How is that baby balancing? - I'll bet it tumbled straight off (into the mouth of the patient hound) as soon as the picture was taken.
Posted by wen at October 16, 2003 02:22 PM
'jaws of the patient hound' would have been much betterer.
Posted by wen at October 16, 2003 02:25 PM
Gary - I think you are absoloutely right about this revival of the menacing wolf, and the way its shadow haunts the urban dream. Dogs are displaced in the sanitised clinical cities of administrators. A quick trip up to the country is a reality check: street wise skinny dogs doing their daily rounds, or resting harmlessly under a verandah post. (sounds like Lawson but it's all true!) Alas- every dog attack triggers the wolf vendetta, and heightens the unease. Meanwhile it remains true that the vast majority of dog attacks occur at home from a bad domestic pet - or as Hugh Wirth might add: a pet with bad owners.
(although having said that I am spooked by the sight of the Pit Bull that gets walked round here - but who am I to talk with a mad bluey by my side)
And wen: I have lost my absoloute faith in dogs - especially around children. Bitten by a family dog was ok, but witnessing the strange "turning' of my sister's dog into a sometimes savage beast was the turning point.
Of course I imagine Hugo is perfectly benign!
And yes - the pic is rather disturbing:
"the overall effect is both playful and ominous in the incongruity of sizes and roles presented by the various elements."
I didn't notice this ominous edge yesterday. I just saw the scale and the hound!

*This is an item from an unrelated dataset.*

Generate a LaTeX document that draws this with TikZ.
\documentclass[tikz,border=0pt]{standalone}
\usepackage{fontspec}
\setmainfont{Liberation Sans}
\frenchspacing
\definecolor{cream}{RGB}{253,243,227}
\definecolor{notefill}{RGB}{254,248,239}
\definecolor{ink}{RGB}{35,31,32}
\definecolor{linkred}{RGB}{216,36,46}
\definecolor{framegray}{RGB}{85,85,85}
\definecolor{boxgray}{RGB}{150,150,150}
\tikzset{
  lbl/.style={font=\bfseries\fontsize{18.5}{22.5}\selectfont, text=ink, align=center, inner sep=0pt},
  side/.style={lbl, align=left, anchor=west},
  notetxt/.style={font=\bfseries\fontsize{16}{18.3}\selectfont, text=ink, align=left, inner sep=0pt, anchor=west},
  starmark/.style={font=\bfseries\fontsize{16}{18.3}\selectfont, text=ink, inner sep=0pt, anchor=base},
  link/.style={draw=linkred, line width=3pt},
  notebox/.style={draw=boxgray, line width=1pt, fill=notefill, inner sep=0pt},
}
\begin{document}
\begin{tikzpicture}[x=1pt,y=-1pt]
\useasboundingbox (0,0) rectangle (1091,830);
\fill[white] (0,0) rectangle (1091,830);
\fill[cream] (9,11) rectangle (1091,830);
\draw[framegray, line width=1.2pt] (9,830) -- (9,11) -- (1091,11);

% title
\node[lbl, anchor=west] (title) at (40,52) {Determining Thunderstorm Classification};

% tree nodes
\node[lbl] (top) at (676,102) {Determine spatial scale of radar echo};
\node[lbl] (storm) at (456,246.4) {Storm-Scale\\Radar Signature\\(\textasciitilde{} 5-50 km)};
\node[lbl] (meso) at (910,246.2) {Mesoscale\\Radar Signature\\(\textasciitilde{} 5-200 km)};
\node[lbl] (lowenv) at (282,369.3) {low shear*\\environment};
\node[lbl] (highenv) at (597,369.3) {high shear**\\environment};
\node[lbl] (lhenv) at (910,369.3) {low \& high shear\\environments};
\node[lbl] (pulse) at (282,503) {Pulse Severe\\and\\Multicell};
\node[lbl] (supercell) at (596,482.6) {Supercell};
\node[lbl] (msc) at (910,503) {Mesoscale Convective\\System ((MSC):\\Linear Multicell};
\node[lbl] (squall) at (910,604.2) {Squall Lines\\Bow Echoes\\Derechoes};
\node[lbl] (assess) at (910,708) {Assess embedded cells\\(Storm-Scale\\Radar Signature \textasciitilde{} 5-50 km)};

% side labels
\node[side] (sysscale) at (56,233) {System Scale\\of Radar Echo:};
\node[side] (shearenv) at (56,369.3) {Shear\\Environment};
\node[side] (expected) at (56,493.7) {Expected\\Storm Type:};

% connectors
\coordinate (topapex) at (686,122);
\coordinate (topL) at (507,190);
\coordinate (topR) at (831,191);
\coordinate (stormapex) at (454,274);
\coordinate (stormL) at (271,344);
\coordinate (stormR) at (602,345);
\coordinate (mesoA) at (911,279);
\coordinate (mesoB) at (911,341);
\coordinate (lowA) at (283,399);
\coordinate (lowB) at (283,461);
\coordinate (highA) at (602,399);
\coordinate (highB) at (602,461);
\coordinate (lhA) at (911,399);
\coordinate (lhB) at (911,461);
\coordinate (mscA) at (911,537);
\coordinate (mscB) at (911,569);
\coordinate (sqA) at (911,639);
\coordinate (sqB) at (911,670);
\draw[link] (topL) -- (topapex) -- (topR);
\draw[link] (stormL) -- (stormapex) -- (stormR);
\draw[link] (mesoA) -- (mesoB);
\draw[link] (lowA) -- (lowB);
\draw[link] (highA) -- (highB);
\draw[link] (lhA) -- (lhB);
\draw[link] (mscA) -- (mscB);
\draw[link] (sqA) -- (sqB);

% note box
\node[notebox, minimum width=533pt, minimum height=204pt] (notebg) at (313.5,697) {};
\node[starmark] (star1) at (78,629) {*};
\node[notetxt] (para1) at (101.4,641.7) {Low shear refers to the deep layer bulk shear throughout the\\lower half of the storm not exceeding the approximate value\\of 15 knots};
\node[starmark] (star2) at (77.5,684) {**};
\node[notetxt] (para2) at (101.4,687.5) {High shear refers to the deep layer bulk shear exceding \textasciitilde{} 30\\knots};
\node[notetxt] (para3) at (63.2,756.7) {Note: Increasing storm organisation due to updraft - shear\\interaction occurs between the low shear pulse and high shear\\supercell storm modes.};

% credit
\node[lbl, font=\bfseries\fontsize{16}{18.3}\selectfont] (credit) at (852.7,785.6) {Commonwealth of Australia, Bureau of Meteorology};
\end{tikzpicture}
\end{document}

Posted by boynton at October 16, 2003 02:43 PM
I'm going to Heilde's L-Berg right now. Not cycling though. Probably won't see any scape-dogs either.
Posted by Tony.T at October 16, 2003 04:12 PM
Not many dogs off leash here (Armidale, pop c.22000), anymore either. I'm glad of it - not so much the dog attack worry, but the worry of car accidents. Nobody seems willing to contain the cars, so the poor dogs suffer ... but that's another story, isn't it. Also (truly banal) - I really hate stepping in dog shit.
photographic memory, Tony?
Posted by wen at October 16, 2003 05:44 PM
well yes wen, there is that by-product that the civic minded of us attend to...
interestingly I just came back from an off-lead park where I met this guy with a pigeon pair of dogs (bluey, black lab) who was lamenting the change in regulations that means builders et al. can no longer have their dogs off-leash (on guard) being the iconic aussie builder's mate.
Which means more home-alone dogs barking in boredom...
Overall though I'm pretty happy with the off-leash/on leash regulations. But I am mindful of the hysteria surrounding dog attacks.
And the world we seem to have lost along the way.
Posted by boynton at October 16, 2003 06:51 PM
I hate the apologies I feel forced to make when people visit - and the dog (naughty naughty boy) actually barks!